Redbird and Skyport founder Jerry Gregoire
at the grand opening of Skyport,
November, 2011.
When flight training pioneer Al Ulestchi, who founded Flight Safety International, died last month at the age of 95, it occurred to me that his legacy can be summed up with one concept: You can train pilots to fly real airplanes in the real world by using a flight simulator.
As it turns out, you can, in fact, train them really, really well. You can, in fact, train them to do all kinds of things that are impossible to do safely in a real airplane. At Flight Safety and a small number of its competitors in locations around the world, this is done every day. It simply works.
It’s also cheaper. A lot cheaper. A lot. So in case you missed it, the deal is this: you get great training (arguably better in many ways than that conducted in the real airplane) for less money. As fuel prices rise, sims become a better and better deal. Al Ulestchi figured this out about fifteen minutes into his plan.
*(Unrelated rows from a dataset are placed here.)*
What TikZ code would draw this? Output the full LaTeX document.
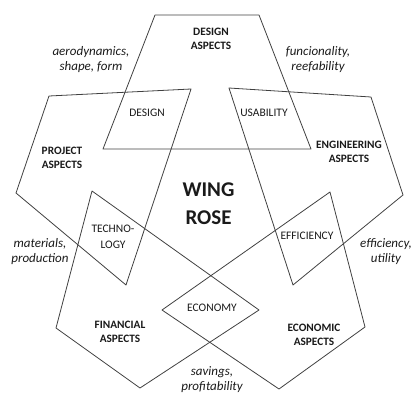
\documentclass[tikz,border=0pt]{standalone}
\usepackage{fontspec}
\setmainfont{Carlito}
\usepackage{tikz}
\definecolor{edge}{HTML}{404040}
\definecolor{ink}{HTML}{1A1A1A}
\tikzstyle{petal} = [draw=edge,line width=0.8pt,line join=round]
\tikzstyle{aspect} = [align=center,text=ink,inner sep=0pt,font=\fontsize{11.3}{14}\selectfont\bfseries]
\tikzstyle{overlap} = [align=center,text=ink,inner sep=0pt,font=\fontsize{11.5}{16}\selectfont]
\tikzstyle{keyword} = [align=center,text=ink,inner sep=0pt,font=\fontsize{13}{15}\selectfont\itshape]

\begin{document}
\begin{tikzpicture}[x=1pt,y=-1pt]
            \useasboundingbox (0,0) rectangle (413,394);
            % petals
            \draw[petal] (155,15) -- (259,15) -- (311,149) -- (103,149) -- cycle;
            \draw[petal] (49,96) -- (191,89) -- (126,285) -- (16,193) -- cycle;
            \draw[petal] (229,88) -- (371,97) -- (403,195) -- (293,285) -- cycle;
            \draw[petal] (92,191) -- (259,310) -- (140,388) -- (56,328) -- cycle;
            \draw[petal] (330,192) -- (162,310) -- (279,389) -- (365,327) -- cycle;
            % aspects
            \node[aspect] (design) at (211,39) {DESIGN\\ASPECTS};
            \node[aspect] (project) at (62,157.5) {PROJECT\\ASPECTS};
            \node[aspect] (engineering) at (349,151.5) {ENGINEERING\\ASPECTS};
            \node[aspect] (financial) at (120,332) {FINANCIAL\\ASPECTS};
            \node[aspect] (economic) at (314,335) {ECONOMIC\\ASPECTS};
            % overlaps
            \node[overlap] (designov) at (147,113) {DESIGN};
            \node[overlap] (usability) at (264,113) {USABILITY};
            \node[overlap] (technology) at (113,237) {TECHNO-\\LOGY};
            \node[overlap] (efficiency) at (307,236) {EFFICIENCY};
            \node[overlap] (economy) at (212,308) {ECONOMY};
            % keywords
            \node[keyword] (aero) at (91,59.5) {aerodynamics,\\shape, form};
            \node[keyword] (func) at (318,59.5) {funcionality,\\reefability};
            \node[keyword] (mat) at (40,252) {materials,\\production};
            \node[keyword] (eff) at (386,252) {efficiency,\\utility};
            \node[keyword] (sav) at (212,380) {savings,\\profitability};
            % title
            \node[align=center,text=ink,inner sep=0pt,font=\fontsize{21}{28}\selectfont\bfseries] (title) at (208.5,204) {WING\\ROSE};
        \end{tikzpicture}
\end{document}
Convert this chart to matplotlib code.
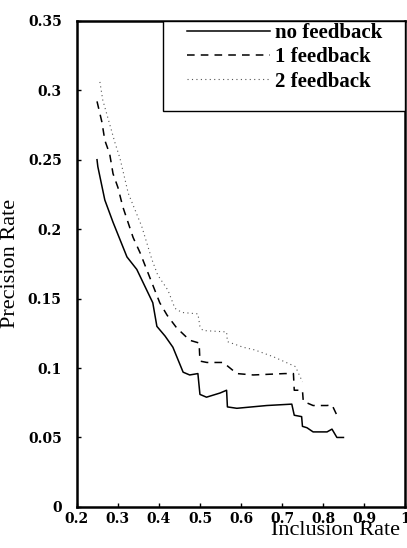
import matplotlib
matplotlib.use("Agg")
import matplotlib.pyplot as plt
from matplotlib.patches import Rectangle

# data
no_fb_x = [0.249, 0.251, 0.268, 0.288, 0.322, 0.346, 0.385, 0.395, 0.415, 0.434, 0.459, 0.475,
           0.495, 0.500, 0.516, 0.549, 0.565, 0.567, 0.590, 0.663, 0.724, 0.730, 0.748, 0.750,
           0.761, 0.776, 0.810, 0.822, 0.834, 0.850]
no_fb_y = [0.250, 0.245, 0.221, 0.205, 0.180, 0.171, 0.147, 0.130, 0.123, 0.115, 0.097, 0.095,
           0.096, 0.081, 0.079, 0.082, 0.084, 0.072, 0.071, 0.073, 0.074, 0.066, 0.065, 0.058,
           0.057, 0.054, 0.054, 0.056, 0.050, 0.050]

fb1_x = [0.249, 0.261, 0.268, 0.280, 0.288, 0.300, 0.312, 0.337, 0.354, 0.370, 0.402, 0.420,
         0.443, 0.475, 0.498, 0.500, 0.517, 0.557, 0.565, 0.590, 0.630, 0.707, 0.728, 0.730,
         0.750, 0.752, 0.776, 0.810, 0.822, 0.834]
fb1_y = [0.292, 0.277, 0.264, 0.254, 0.240, 0.230, 0.216, 0.194, 0.183, 0.171, 0.147, 0.138,
         0.129, 0.120, 0.118, 0.105, 0.104, 0.104, 0.102, 0.096, 0.095, 0.096, 0.096, 0.084,
         0.084, 0.076, 0.073, 0.073, 0.0735, 0.066]

fb2_x = [0.256, 0.263, 0.293, 0.305, 0.325, 0.358, 0.383, 0.397, 0.422, 0.439, 0.456, 0.495,
         0.500, 0.507, 0.565, 0.567, 0.605, 0.634, 0.680, 0.733, 0.750]
fb2_y = [0.306, 0.293, 0.262, 0.251, 0.226, 0.202, 0.178, 0.167, 0.156, 0.143, 0.140, 0.139,
         0.130, 0.127, 0.126, 0.119, 0.115, 0.113, 0.108, 0.101, 0.090]

labels = ["no feedback", "1 feedback", "2 feedback"]
xticks = [0.2, 0.3, 0.4, 0.5, 0.6, 0.7, 0.8, 0.9, 1.0]
xticklabels = ["0.2", "0.3", "0.4", "0.5", "0.6", "0.7", "0.8", "0.9", "1"]
yticks = [0, 0.05, 0.1, 0.15, 0.2, 0.25, 0.3, 0.35]
yticklabels = ["0", "0.05", "0.1", "0.15", "0.2", "0.25", "0.3", "0.35"]

plt.rcParams["font.family"] = ["Liberation Serif", "DejaVu Serif"]

fig = plt.figure(figsize=(4.07, 5.48), dpi=100)
ax = fig.add_axes([0.189, 0.075, 0.806, 0.887])

ax.plot(no_fb_x, no_fb_y, color="black", lw=1.1, label=labels[0])
ax.plot(fb1_x, fb1_y, color="black", lw=1.1, ls=(0, (5, 4)), label=labels[1])
ax.plot(fb2_x, fb2_y, color="#555555", lw=0.8, ls=(0, (1, 3)), label=labels[2])

ax.set_xlim(0.2, 1.0)
ax.set_ylim(0, 0.35)
ax.set_xticks(xticks)
ax.set_xticklabels(xticklabels, fontsize=10, fontweight="bold", family="DejaVu Serif")
ax.set_yticks(yticks)
ax.set_yticklabels(yticklabels, fontsize=10, fontweight="bold", family="DejaVu Serif")
ax.tick_params(direction="in", length=3, width=1)
ax.tick_params(axis="x", pad=4)
ax.tick_params(axis="y", pad=11)

for s in ax.spines.values():
    s.set_linewidth(1.8)

ax.set_ylabel("Precision Rate", fontsize=16)
ax.yaxis.set_label_coords(-0.175, 0.5)
ax.set_xlabel("Inclusion Rate", fontsize=16)
ax.xaxis.set_label_coords(0.787, -0.03)

# legend box drawn by hand, entries placed inside it
ax.add_patch(Rectangle((0.262, 0.815), 0.738, 0.185, transform=ax.transAxes,
                       facecolor="white", edgecolor="black", lw=1.0, zorder=3))
leg = ax.legend(loc="upper left", bbox_to_anchor=(0.335, 0.995), fontsize=15, handlelength=4.0,
                handletextpad=0.25, labelspacing=0.2, borderpad=0, frameon=False,
                borderaxespad=0)
leg.set_zorder(4)
for t in leg.get_texts():
    t.set_fontweight("bold")

fig.savefig("out.png", dpi=100)
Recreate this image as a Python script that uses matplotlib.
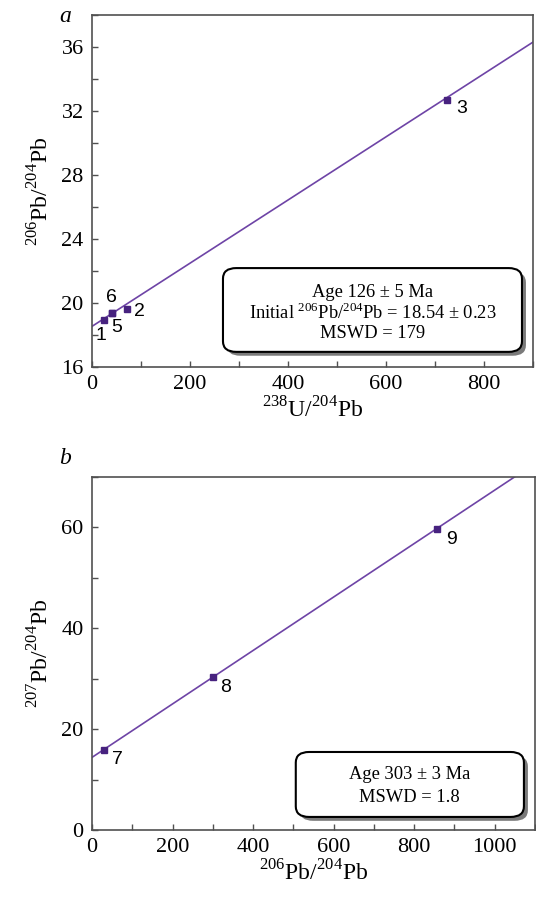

What nobody else has figured out until recently is that it would work for little airplanes too. That is until Jerry Gregoire, chairman of Redbird Flight Simulations, came along and did the math. While he might not have been the first one to figure out that the numbers added up, unlike everybody else who came before, he did something about it, designing and building a full-motion flight simulator that works really well. More remarkably, he did it for approximately one-fifth the price of the training airplane it would replace. (At Flight Safety, interestingly, many of their Level D simulators cost more than the airplanes they’re made to replicate.) The Redbird FMX is a three-axis advanced flight training device with full visuals, and it can be made to replicate just about any airplane in the world. (I just saw the first King Air 350 model coming along the other day. That is, for the record, not a little airplane. Redbird is growing.)
In any case, big or little, the principle is the same. Ask a representative gathering of light airplane pilots what their biggest concern is about flight training and they will tell you right off the bat without blinking an eye that it is “cost.” Gregoire and his team set about to do something about that, too, creating an FBO in a box. Located in San Marcos, TX, (KHYI), Skyport is an attractive, modern, comfortable, well-equipped and well-staffed facility (just those things make it worthy of high praise) with a difference. Half of the facility is dedicated to flight training devices, many of them full-motion platforms. The idea, which Gregoire shares freely, is this: use the sim to get better at flying instead of the airplane and you save money and turn out a better pilot.
Skyport also happens to be a laboratory, and Redbird’s crack team of statisticians (who also set up and tear down sims, cobble together prototypes and come up with wild ideas, some of which they haven’t shared with anyone yet), set up experiments to test every bit of the flight training process. The results for the most basic question are already starting to come in.
Does simulator use actually turn out pilots faster and cheaper?
The answer to that seems to be resounding “yes.” In the first year since Skyport opened its doors, the average time it has taken a customer to get his or her private certificate is just under 40 hours. That is just over half of the national average. Skyport and Redbird have done that by using advanced flight training devices — that’s right, sims, high-quality, low-cost sims--and pairing it with great in-airplane instruction. Skyport director of flight training Roger Sharp says the sims make a huge difference, one that he can see on every maneuver the customer does. They come to the airplane already knowing, essentially, how to fly it.
The second part of the question — are they better pilots? — should probably answer itself. They got their ticket in less than 40 hours. They didn’t do that because they were struggling. Oh, and it cost all of them just a hair under $10,000 to do it.
With avgas prices through the roof, student starts at an all-time low, and people wondering what we do to get people flying, it seems to me the answer is clear. Let’s start using flight simulators.
I have no doubt but that Mr. Ulestchi himself would agree.
All Comments
Not to take anything away from this very interesting approach to flight training... BUT...
$10k for 40 hours would be $250/hour. Ouch.
I know that the now-standard 60-hour private in a $160/hour rental with a $40/hour instructor is going to cost more (that's $12k right there), but $10k doesn't strike me as "a LOT cheaper". Cheaper, but not by a lot. Kinda like LSA.
Still, every little helps!
Your math is OK, your assumptions are not. The $9,900 includes unlimited ground and flight instruction, unlimited simulator usage, all materials and flight test fees, and the whatever hours it takes in the aircraft.
And the price is guaranteed.
That's fair. And an interesting pitch, taking much of the risk out for the student.
I guess I'm still suffering from sticker shock at $10k for a Private. But that just proves I'm old.
The fun is in the journey. Try soaring. You can get your private ticket for under $5k and power later as an add on. When the thermals are working you can stay up all day, all on a 2.5 gallons for the tow plane.
While I am a firm believer in simulator training for primary students, I worry that like GPS and glass cockpits, too many pilots will fly with their eyes on the instruments instead of see and avoid. I've read the Redbird has a 200º field of view, so how is pattern and ground reference maneuvers taught and practiced and how will that ultimately impact safety?